Piano Trio No. 1 in D minor, Op. 49
In the music of Felix Mendelssohn-Bartholdy, from the beginning there is a combination of the heightened imagination typical of Romanticism with creative sensibilities in harmony with Mozartean clarity and economy. The son of a well-to-do townsfolk and the grandson of a great Jewish philosopher, he was a true prodigy like Mozart, and he benefited from not only his extraordinary talent, but also the support of his parents in the form of education and special advantages like the possibility of immediately getting to hear his own compositions played live. He took composition lessons from Carl Friedrich Zelter, a musician who was famous in Berlin at the time, and later he studied with the equally famous teacher Ignaz Moscheles. The instruction Mendelssohn received was artistically conservative, but he admired the late works of Ludwig van Beethoven. He also acquired historical knowledge, and he was the first composer to reflect that particular knowledge his in his music. The facts that his family had adopted the Christian faith and that he was himself a person of sincere Protestant convictions enabled him to take an intense interest in Bach’s music. And so it was that at the age of 20, with the Berlin performance of the St Matthew Passion he rediscovered Bach’s nearly forgotten compositional legacy for his contemporaries. At the same time, Johann Sebastian Bach strongly influenced him as a composer of music for the Protestant church. Ultimately, Bach’s influence is also present in the conceptions of the Biblical oratorios Elijah and St Paul. He quickly became a successful conductor. From 1835 until 1847 he held an important position with the Orchestra of the Leipzig Gewandhaus—he was the fifth chief conductor (Kapellmeister) in its history.

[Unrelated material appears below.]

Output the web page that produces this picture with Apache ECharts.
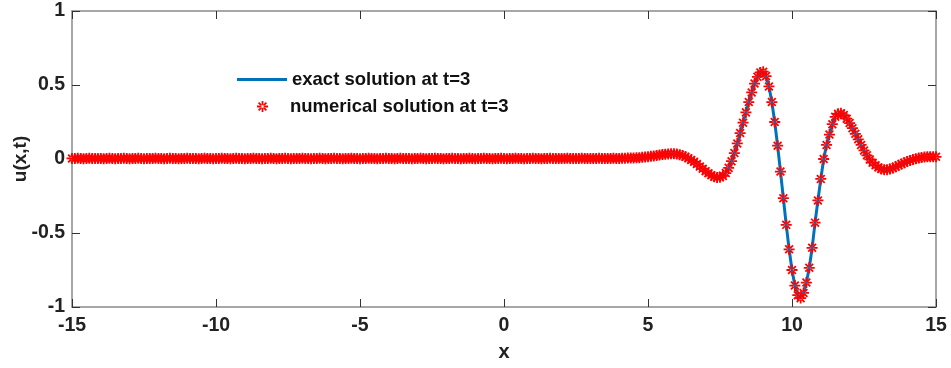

The list of works in the legacy of Felix Mendelssohn-Bartholdy that have a permanent place in the worldwide repertoire begins with music he wrote in his childhood and youth. At age 16 he wrote his still popular Octet for strings, he composed the overture to A Midsummer Night’s Dream when he was 17 years old, and he wrote 12 little symphonies for strings three years earlier than that. His Songs without Words are some of the best known works of the Romantic piano repertoire; he wrote concertos, the overture The Hebrides, and symphonies, the best known being the Scottish Symphony, Italian Symphony, and Reformation Symphony, in which he achieved a clear and perfect combination of classical form and Romantic emotion. His symphonic works are full of ideas, character, individuality, and mood. Many of Mendelssohn’s works exhibit exuberance in their first movements, in others movements one finds repose and emotional expression, and in the finales energy and liveliness interspersed with calmer episodes. These traits are joined by tenderness, ethereality, poetic inspiration, and lyrical majesty as well as the enchantment of the south of Europe, impressions from England and Scotland, and the spiritual depth of his Christian faith. The Violin Concerto in E minor, which was composed for the violinist Ferdinand David, concertmaster of the Leipzig Gewandhaus Orchestra, was written in close cooperation between the two musicians. The concerto is not only virtuosic and lyrical, but also highly innovative.
Mendelssohn composed three trios for piano, violin, and cello. The first came when he was just 12 years old, but only the two more mature works are numbered. The Piano Trio No. 1 in D minor was completed on the first day of autumn in 1839. Alongside the aforementioned Octet, it became Mendelssohn’s most popular chamber work thanks to its musical beauty. The first movement in classical sonata form with an exposition, development, and recapitulation starts right off without an introduction, and the lyrical main theme is given to the cello. Variations on this material lead to a second theme, also first played by the cello. The second movement is something like a song without words, with the theme in the piano part. The scherzo is short and light-footed, based on the rhythm of the work’s main theme. In the finale, technique is displayed above all by the piano. The movement and therefore the whole composition brightens not long before the end, when the key changes to D major. It is in the fourth movement that one finds the most noticeable changes proposed by the composer Ferdinand Hiller, whom Mendelssohn had asked for critical comments and suggested revisions. Although the changes heightened the music’s Romantic character, in a review of the piano trio Robert Schumann called his colleague Mendelssohn “the Mozart of the 19th century”.